Pictures excluded, reproduce exactly the lines below from the one with "Convert this chart to Plotly.js code." through the one with "const yTitle = '进化所得最优解';", both included.

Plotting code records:
________________________________________

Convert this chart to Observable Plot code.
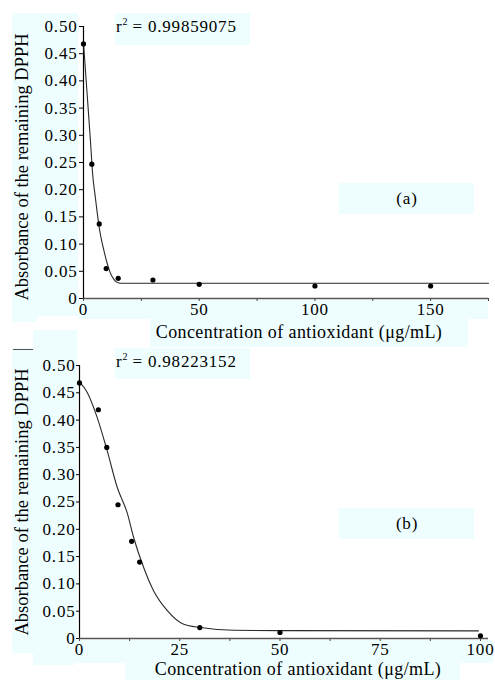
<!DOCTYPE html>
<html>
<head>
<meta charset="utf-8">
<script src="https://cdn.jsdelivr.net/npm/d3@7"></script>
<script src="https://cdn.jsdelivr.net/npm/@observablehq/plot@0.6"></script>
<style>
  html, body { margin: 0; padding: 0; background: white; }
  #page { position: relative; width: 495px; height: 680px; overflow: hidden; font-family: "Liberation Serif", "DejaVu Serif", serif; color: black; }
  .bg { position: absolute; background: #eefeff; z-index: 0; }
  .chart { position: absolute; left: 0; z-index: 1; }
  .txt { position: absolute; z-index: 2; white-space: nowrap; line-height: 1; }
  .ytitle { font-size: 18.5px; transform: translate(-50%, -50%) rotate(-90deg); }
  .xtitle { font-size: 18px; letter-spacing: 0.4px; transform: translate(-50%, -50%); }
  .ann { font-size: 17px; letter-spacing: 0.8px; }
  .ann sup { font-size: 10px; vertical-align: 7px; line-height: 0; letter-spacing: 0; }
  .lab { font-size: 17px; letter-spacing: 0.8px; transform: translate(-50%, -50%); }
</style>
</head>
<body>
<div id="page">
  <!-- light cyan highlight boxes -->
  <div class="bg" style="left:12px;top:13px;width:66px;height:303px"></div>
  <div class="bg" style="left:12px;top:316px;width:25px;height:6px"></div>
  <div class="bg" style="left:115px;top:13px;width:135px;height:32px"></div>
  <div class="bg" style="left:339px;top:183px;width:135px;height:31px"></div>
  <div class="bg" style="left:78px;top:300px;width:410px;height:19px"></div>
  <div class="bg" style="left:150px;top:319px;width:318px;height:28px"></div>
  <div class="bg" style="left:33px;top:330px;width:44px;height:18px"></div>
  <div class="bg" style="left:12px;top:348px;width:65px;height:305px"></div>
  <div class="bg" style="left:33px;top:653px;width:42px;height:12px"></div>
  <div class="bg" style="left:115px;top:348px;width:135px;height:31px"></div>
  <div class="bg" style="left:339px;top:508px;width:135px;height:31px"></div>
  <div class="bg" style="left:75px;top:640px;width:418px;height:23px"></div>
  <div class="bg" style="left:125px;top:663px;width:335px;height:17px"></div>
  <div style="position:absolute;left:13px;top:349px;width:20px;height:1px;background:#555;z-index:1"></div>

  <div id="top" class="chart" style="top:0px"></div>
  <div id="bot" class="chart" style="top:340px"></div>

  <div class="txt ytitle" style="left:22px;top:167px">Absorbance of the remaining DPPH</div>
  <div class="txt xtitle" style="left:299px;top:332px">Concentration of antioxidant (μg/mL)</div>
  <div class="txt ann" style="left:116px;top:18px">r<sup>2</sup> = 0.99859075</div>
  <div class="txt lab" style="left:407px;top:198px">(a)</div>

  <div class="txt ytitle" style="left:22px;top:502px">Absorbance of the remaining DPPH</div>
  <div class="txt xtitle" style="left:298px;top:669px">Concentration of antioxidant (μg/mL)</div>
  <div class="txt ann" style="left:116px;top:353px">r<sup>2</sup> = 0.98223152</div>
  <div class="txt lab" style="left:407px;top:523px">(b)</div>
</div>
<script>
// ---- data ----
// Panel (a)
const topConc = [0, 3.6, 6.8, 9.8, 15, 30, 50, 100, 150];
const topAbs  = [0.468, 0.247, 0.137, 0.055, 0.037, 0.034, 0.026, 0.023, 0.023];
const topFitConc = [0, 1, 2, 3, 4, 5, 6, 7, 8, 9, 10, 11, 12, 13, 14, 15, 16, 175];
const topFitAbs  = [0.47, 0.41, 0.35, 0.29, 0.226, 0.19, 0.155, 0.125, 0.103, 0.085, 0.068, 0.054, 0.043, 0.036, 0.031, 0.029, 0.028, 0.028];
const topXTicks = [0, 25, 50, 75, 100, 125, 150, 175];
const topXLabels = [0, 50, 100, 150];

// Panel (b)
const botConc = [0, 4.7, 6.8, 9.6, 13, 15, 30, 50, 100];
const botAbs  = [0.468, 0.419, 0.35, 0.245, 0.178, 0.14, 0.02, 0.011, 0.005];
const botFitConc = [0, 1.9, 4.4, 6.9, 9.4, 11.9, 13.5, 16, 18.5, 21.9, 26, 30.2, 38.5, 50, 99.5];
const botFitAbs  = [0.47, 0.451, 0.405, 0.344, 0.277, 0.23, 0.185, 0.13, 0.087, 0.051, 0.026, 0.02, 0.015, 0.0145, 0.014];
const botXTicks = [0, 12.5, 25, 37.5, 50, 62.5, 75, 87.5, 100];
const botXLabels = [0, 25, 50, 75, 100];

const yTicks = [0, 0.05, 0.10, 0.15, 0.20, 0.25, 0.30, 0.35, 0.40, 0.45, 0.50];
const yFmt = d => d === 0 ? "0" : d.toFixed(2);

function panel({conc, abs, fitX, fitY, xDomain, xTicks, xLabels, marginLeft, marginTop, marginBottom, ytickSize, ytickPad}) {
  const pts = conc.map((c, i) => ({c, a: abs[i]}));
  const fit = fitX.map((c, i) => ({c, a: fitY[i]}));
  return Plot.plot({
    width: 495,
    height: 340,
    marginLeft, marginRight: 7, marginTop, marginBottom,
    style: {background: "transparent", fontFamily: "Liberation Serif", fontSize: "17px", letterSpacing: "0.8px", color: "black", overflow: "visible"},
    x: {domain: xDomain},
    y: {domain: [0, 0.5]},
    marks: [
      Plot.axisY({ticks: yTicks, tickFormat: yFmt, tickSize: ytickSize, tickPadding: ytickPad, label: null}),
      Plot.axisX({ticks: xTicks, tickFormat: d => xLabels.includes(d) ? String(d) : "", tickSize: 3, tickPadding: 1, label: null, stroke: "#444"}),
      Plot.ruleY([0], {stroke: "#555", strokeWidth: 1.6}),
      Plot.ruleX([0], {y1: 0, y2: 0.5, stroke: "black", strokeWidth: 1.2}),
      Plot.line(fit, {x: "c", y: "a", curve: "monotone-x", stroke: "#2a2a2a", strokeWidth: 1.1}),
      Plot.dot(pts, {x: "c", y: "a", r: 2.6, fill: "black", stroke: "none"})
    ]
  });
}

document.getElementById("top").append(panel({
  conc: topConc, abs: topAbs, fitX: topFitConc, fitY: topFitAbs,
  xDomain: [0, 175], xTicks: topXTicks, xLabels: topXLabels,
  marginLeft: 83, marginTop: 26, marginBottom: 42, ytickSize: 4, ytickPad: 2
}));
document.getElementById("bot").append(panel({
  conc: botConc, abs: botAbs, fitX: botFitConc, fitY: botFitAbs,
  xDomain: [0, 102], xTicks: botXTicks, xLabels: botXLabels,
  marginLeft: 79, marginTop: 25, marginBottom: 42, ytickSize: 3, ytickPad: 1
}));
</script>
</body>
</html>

________________________________________

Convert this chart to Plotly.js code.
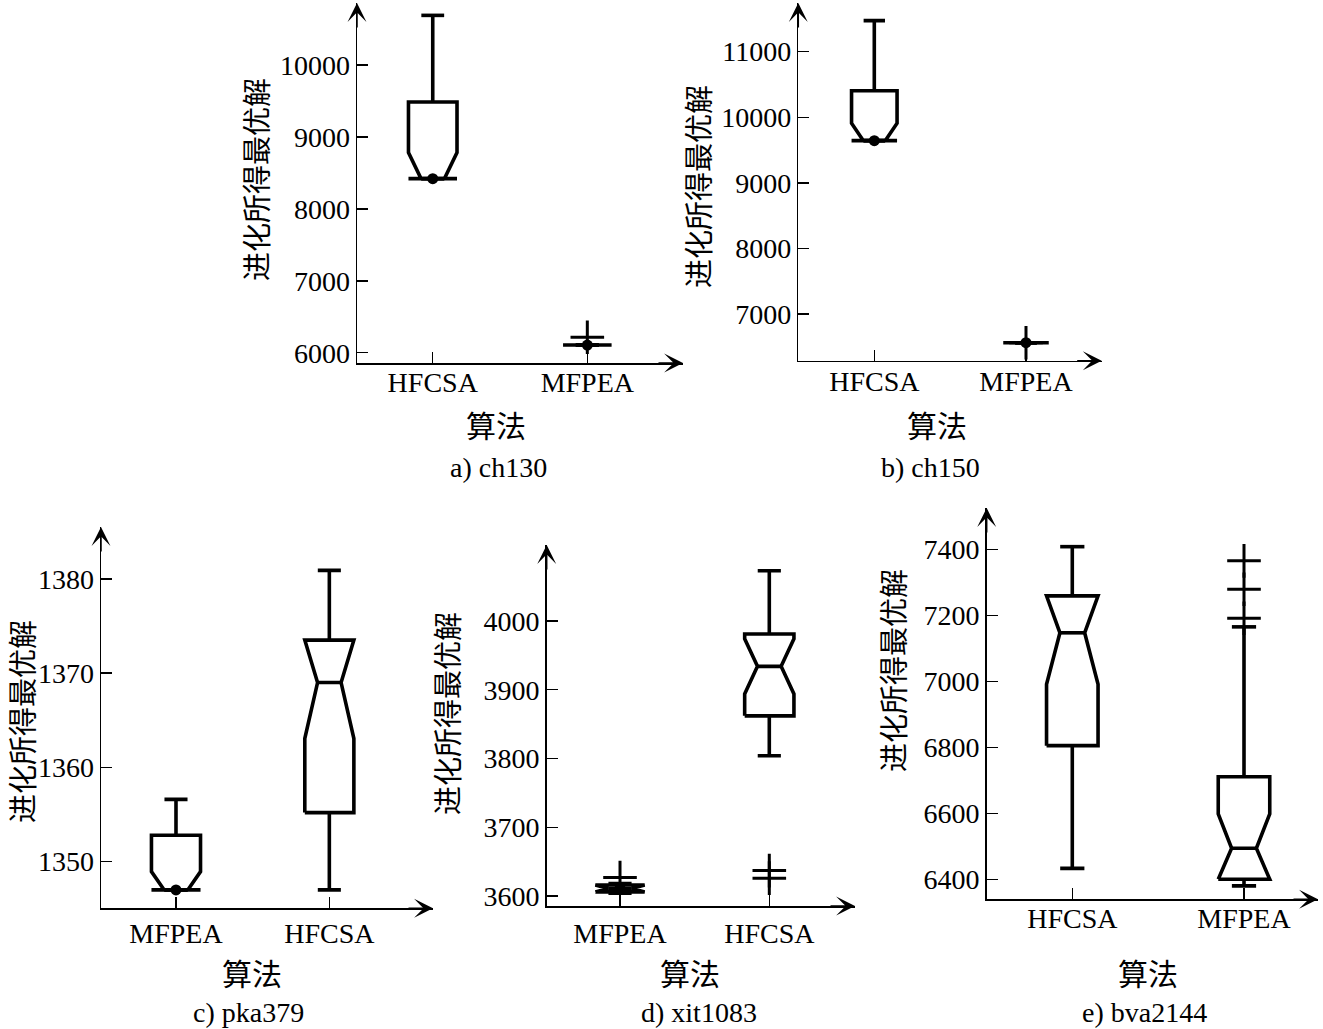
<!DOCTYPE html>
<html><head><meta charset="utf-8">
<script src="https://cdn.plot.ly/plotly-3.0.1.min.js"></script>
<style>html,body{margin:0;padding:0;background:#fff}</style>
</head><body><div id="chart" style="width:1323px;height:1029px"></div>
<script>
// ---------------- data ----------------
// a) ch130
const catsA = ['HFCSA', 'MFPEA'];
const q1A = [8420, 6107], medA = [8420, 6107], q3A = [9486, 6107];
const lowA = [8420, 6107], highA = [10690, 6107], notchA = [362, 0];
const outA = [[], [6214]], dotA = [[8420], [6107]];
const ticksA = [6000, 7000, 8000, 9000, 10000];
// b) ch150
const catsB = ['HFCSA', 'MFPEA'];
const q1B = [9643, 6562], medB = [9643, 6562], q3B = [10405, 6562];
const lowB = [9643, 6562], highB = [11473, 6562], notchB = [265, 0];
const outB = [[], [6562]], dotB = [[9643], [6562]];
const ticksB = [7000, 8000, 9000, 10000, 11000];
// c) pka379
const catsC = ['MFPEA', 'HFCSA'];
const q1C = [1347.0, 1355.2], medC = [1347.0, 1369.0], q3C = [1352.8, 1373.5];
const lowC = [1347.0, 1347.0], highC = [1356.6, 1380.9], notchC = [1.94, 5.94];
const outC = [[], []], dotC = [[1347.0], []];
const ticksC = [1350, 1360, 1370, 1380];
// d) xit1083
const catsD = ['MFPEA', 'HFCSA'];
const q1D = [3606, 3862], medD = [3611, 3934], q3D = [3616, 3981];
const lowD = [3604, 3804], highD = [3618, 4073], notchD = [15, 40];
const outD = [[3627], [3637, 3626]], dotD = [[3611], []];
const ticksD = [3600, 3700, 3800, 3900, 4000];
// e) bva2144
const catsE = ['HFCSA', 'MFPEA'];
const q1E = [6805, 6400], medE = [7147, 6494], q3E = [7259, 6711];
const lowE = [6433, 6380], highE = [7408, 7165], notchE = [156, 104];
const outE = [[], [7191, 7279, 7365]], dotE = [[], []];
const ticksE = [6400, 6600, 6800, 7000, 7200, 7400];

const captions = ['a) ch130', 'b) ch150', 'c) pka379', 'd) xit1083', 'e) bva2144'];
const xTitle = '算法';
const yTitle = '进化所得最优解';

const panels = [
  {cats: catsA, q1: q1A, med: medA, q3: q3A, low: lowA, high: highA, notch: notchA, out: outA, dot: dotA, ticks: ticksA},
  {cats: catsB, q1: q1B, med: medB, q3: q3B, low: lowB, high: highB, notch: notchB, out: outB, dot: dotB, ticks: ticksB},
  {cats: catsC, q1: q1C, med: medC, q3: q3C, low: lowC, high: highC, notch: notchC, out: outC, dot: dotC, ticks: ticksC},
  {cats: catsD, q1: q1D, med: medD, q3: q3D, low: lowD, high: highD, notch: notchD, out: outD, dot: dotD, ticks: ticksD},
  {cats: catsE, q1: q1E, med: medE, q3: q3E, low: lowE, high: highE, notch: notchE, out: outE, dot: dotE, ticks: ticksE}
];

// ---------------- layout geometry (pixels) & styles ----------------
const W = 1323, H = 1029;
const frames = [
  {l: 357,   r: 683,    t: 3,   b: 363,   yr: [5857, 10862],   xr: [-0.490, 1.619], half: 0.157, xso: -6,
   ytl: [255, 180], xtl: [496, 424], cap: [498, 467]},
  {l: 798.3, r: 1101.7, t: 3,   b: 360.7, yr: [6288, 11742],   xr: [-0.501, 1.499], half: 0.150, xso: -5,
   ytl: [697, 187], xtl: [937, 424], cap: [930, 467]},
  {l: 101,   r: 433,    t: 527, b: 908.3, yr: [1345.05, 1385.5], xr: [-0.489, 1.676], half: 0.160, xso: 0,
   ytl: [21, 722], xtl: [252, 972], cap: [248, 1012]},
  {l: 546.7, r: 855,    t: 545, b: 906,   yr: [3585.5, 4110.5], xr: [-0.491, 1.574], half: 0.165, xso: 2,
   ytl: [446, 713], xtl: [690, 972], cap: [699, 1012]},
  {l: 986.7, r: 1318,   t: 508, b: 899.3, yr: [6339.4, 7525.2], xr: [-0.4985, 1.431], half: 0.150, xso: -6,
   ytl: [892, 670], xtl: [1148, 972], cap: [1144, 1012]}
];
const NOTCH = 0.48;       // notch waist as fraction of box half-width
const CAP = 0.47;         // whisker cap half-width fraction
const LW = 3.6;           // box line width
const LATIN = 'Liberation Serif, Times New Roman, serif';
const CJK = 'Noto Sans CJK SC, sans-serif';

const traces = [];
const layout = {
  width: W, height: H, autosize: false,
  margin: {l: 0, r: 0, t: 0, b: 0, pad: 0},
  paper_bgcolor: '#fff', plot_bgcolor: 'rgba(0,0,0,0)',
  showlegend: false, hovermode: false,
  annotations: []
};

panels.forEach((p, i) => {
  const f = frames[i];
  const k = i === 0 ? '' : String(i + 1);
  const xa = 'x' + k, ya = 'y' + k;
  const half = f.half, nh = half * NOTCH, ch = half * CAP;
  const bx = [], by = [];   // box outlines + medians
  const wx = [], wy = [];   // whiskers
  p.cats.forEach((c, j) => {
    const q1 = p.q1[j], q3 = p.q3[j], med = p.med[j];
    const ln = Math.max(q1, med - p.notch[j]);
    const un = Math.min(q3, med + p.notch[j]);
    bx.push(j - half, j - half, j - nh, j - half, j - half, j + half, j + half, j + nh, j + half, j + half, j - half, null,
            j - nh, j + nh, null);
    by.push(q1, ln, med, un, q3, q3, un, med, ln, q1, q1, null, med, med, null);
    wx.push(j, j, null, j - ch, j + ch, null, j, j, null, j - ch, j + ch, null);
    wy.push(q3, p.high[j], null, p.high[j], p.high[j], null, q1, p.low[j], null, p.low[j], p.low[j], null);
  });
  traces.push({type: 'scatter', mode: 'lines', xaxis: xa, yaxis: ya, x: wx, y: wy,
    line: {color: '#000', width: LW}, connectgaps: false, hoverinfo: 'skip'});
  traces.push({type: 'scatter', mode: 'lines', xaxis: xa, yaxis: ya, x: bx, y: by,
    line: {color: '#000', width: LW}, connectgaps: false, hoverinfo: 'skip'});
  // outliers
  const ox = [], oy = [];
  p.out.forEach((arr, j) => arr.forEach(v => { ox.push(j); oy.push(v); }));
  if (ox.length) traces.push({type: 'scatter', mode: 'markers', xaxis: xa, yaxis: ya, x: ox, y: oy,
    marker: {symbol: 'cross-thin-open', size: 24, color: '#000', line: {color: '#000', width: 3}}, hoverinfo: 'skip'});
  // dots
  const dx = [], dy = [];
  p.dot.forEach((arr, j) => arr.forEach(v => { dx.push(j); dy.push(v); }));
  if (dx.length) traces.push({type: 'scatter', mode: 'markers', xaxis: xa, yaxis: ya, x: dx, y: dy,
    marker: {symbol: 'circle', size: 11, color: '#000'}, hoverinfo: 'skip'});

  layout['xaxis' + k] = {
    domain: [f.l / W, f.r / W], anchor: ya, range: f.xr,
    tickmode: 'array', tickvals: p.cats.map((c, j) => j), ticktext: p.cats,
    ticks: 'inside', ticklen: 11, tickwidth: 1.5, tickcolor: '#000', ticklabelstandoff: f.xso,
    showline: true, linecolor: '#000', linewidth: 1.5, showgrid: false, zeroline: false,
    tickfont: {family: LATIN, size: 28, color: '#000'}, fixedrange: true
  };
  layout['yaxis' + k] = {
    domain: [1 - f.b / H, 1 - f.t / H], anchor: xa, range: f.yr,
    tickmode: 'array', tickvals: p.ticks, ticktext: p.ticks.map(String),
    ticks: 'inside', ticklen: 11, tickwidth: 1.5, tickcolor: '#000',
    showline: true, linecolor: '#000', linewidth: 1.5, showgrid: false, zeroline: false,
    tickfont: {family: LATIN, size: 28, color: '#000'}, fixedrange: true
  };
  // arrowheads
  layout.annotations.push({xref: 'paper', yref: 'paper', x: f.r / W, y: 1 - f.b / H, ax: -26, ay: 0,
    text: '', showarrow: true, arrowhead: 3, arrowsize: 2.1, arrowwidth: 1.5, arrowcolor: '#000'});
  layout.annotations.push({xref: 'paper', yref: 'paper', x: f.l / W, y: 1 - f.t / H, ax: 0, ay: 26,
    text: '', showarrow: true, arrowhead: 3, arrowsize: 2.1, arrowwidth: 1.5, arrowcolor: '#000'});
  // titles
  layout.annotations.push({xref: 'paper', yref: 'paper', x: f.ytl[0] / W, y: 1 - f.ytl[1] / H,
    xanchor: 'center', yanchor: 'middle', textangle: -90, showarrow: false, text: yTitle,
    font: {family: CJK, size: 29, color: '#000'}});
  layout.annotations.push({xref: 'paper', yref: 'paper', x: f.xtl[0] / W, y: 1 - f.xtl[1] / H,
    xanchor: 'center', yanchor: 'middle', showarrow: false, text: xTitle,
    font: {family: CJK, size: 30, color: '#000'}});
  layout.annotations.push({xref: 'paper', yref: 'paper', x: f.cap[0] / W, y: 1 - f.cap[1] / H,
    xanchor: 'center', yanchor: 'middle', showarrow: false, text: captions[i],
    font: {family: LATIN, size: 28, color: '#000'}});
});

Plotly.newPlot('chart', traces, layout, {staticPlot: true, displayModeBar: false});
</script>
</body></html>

________________________________________

COMPLETE ANSWER:
Convert this chart to Plotly.js code.
<!DOCTYPE html>
<html><head><meta charset="utf-8">
<script src="https://cdn.plot.ly/plotly-3.0.1.min.js"></script>
<style>html,body{margin:0;padding:0;background:#fff}</style>
</head><body><div id="chart" style="width:1323px;height:1029px"></div>
<script>
// ---------------- data ----------------
// a) ch130
const catsA = ['HFCSA', 'MFPEA'];
const q1A = [8420, 6107], medA = [8420, 6107], q3A = [9486, 6107];
const lowA = [8420, 6107], highA = [10690, 6107], notchA = [362, 0];
const outA = [[], [6214]], dotA = [[8420], [6107]];
const ticksA = [6000, 7000, 8000, 9000, 10000];
// b) ch150
const catsB = ['HFCSA', 'MFPEA'];
const q1B = [9643, 6562], medB = [9643, 6562], q3B = [10405, 6562];
const lowB = [9643, 6562], highB = [11473, 6562], notchB = [265, 0];
const outB = [[], [6562]], dotB = [[9643], [6562]];
const ticksB = [7000, 8000, 9000, 10000, 11000];
// c) pka379
const catsC = ['MFPEA', 'HFCSA'];
const q1C = [1347.0, 1355.2], medC = [1347.0, 1369.0], q3C = [1352.8, 1373.5];
const lowC = [1347.0, 1347.0], highC = [1356.6, 1380.9], notchC = [1.94, 5.94];
const outC = [[], []], dotC = [[1347.0], []];
const ticksC = [1350, 1360, 1370, 1380];
// d) xit1083
const catsD = ['MFPEA', 'HFCSA'];
const q1D = [3606, 3862], medD = [3611, 3934], q3D = [3616, 3981];
const lowD = [3604, 3804], highD = [3618, 4073], notchD = [15, 40];
const outD = [[3627], [3637, 3626]], dotD = [[3611], []];
const ticksD = [3600, 3700, 3800, 3900, 4000];
// e) bva2144
const catsE = ['HFCSA', 'MFPEA'];
const q1E = [6805, 6400], medE = [7147, 6494], q3E = [7259, 6711];
const lowE = [6433, 6380], highE = [7408, 7165], notchE = [156, 104];
const outE = [[], [7191, 7279, 7365]], dotE = [[], []];
const ticksE = [6400, 6600, 6800, 7000, 7200, 7400];

const captions = ['a) ch130', 'b) ch150', 'c) pka379', 'd) xit1083', 'e) bva2144'];
const xTitle = '算法';
const yTitle = '进化所得最优解';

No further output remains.